Only the lines from the one with "What Plotly code" through the one with "4564, 4179, 3134]", inclusive, should be echoed exactly; pictures are left out.

-- start LISTED RECORDS --

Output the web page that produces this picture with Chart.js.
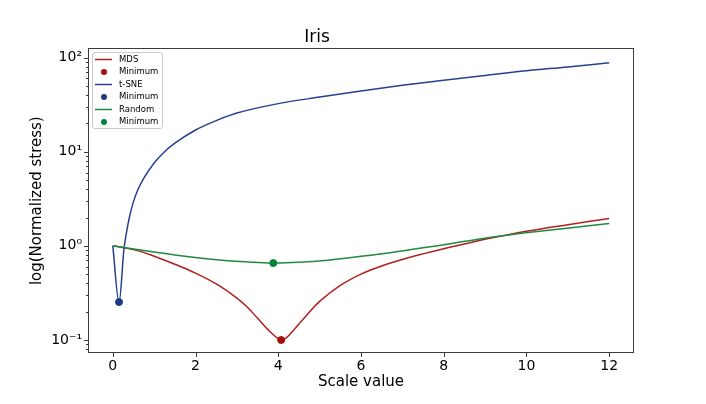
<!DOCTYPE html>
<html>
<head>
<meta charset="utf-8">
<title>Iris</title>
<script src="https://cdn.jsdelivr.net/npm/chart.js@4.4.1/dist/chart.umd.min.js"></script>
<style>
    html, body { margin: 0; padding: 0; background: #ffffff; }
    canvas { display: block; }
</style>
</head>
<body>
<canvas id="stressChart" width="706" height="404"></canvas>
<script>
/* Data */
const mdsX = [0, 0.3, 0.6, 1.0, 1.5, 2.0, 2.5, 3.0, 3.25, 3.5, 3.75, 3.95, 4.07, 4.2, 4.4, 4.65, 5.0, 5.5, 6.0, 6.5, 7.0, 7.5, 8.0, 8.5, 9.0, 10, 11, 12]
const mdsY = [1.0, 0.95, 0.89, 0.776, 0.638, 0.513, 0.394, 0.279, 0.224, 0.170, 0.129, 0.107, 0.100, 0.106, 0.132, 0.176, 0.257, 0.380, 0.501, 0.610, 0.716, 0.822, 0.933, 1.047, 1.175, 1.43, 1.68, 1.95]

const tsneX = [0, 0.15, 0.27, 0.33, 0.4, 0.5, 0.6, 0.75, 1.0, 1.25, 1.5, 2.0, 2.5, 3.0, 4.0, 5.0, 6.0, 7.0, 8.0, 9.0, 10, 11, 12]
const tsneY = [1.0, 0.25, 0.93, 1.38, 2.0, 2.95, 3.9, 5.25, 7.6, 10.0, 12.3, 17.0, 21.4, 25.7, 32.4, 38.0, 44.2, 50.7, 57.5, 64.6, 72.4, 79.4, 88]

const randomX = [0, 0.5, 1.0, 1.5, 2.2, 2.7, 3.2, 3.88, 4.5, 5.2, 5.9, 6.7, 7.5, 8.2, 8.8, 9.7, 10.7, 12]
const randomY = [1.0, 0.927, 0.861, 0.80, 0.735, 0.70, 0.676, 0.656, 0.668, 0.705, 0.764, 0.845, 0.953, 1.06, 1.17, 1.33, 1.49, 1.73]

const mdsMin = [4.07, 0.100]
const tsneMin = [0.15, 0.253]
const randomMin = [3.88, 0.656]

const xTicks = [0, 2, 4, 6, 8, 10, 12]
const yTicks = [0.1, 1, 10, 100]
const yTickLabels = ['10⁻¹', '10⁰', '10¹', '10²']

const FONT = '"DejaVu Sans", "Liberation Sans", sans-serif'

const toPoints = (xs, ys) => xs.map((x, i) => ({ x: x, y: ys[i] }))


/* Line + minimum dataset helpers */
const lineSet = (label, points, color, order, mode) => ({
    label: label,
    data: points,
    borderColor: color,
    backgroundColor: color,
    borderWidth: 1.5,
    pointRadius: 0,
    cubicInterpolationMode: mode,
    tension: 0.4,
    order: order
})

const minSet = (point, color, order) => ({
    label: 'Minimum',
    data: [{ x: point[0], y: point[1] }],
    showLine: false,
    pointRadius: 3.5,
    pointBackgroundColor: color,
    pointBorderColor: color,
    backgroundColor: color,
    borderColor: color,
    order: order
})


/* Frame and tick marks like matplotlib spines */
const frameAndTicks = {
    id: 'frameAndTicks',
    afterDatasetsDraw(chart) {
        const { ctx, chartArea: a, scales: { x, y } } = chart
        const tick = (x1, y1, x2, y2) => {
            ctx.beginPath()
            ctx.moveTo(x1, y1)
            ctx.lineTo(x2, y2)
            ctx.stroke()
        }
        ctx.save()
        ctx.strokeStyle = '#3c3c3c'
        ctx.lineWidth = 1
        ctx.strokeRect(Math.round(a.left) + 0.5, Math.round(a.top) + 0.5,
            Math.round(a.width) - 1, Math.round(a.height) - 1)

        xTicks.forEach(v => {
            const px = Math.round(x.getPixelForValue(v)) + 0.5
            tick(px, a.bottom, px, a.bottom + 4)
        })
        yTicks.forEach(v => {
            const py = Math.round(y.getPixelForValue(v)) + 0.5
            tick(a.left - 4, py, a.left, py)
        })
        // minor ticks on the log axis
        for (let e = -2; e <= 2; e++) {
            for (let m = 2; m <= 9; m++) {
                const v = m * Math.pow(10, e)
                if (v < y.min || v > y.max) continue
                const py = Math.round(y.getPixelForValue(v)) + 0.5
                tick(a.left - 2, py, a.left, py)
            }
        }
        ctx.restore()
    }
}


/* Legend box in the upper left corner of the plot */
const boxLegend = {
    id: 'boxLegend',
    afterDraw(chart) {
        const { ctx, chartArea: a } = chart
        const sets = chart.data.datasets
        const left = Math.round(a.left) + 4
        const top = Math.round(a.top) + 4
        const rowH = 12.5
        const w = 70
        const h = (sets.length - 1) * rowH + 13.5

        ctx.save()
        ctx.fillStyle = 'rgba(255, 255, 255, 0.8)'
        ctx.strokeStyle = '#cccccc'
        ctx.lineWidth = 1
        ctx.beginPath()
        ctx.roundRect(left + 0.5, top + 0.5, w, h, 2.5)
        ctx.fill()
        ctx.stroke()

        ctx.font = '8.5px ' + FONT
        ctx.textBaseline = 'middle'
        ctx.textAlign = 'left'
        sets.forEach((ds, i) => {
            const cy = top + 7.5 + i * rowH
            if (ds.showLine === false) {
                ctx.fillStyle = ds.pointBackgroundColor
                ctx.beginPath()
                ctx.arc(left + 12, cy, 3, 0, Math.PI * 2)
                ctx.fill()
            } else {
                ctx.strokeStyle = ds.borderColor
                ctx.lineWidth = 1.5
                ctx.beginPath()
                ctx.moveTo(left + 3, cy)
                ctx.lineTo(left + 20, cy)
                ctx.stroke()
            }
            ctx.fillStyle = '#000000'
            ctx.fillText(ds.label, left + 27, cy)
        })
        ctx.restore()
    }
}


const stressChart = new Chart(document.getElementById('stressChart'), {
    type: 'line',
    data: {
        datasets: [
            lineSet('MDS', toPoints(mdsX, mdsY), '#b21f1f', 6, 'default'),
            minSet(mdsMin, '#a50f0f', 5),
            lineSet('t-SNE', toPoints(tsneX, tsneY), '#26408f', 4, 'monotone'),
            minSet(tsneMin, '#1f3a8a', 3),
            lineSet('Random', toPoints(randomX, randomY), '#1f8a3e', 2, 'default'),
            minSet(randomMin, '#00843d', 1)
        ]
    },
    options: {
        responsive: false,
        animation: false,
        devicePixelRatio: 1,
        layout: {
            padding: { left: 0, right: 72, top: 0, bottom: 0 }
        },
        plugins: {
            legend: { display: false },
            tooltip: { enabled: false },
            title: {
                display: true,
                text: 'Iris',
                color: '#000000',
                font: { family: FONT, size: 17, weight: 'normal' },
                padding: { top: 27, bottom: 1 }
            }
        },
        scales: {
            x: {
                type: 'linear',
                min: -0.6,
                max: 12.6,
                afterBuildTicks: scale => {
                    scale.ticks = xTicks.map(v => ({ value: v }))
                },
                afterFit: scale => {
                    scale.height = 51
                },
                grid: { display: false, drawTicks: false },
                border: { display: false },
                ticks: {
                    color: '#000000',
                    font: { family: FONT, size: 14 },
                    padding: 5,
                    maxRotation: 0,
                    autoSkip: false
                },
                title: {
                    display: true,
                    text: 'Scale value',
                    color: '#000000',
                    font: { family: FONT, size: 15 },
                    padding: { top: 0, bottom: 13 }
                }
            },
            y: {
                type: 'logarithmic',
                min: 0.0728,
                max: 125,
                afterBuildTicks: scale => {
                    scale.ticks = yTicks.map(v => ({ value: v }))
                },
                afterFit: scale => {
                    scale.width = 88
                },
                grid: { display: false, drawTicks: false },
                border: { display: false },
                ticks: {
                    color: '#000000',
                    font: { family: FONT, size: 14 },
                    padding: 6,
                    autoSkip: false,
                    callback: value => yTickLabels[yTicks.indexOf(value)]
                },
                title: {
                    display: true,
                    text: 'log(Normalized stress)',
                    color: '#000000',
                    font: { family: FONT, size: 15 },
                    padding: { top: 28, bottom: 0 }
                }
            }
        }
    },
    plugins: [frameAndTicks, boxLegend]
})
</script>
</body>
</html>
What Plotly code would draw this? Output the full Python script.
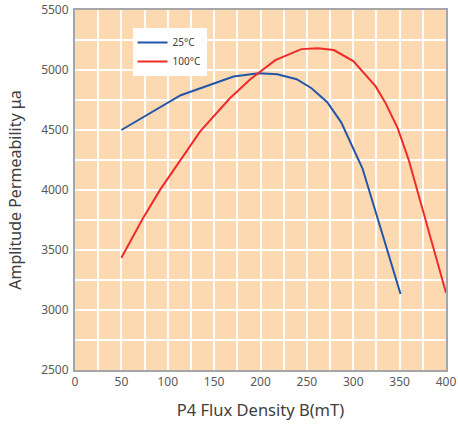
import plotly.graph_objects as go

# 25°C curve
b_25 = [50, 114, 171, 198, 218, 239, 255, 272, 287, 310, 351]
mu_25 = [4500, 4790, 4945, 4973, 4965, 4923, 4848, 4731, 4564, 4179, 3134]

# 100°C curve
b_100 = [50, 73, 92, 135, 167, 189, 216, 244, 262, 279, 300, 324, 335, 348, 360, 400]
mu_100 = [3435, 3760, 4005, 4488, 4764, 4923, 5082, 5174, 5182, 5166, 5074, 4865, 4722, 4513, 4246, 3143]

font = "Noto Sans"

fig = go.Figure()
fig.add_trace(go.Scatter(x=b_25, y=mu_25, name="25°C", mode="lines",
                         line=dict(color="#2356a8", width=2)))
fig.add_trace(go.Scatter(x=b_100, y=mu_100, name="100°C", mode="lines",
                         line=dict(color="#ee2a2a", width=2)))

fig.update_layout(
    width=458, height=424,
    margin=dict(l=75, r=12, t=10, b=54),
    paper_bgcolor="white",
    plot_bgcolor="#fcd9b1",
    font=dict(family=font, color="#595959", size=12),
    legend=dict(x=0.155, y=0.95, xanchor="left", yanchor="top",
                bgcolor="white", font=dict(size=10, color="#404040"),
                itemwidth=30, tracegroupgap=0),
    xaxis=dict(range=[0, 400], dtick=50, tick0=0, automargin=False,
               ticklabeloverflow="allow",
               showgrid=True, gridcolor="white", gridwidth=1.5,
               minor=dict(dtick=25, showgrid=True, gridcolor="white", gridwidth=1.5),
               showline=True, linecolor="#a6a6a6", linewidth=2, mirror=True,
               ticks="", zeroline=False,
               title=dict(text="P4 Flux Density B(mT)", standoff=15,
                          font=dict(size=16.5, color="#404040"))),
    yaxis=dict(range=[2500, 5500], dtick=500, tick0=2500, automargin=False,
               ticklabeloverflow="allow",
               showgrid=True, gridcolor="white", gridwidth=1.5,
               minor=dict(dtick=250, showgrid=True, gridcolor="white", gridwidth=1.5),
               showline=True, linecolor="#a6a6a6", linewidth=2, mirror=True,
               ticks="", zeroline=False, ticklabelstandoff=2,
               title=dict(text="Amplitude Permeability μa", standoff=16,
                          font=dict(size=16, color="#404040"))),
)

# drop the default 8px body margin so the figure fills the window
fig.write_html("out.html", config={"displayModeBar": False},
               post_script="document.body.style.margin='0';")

-- end LISTED RECORDS --

## THE RESULT
What Plotly code would draw this? Output the full Python script.
import plotly.graph_objects as go

# 25°C curve
b_25 = [50, 114, 171, 198, 218, 239, 255, 272, 287, 310, 351]
mu_25 = [4500, 4790, 4945, 4973, 4965, 4923, 4848, 4731, 4564, 4179, 3134]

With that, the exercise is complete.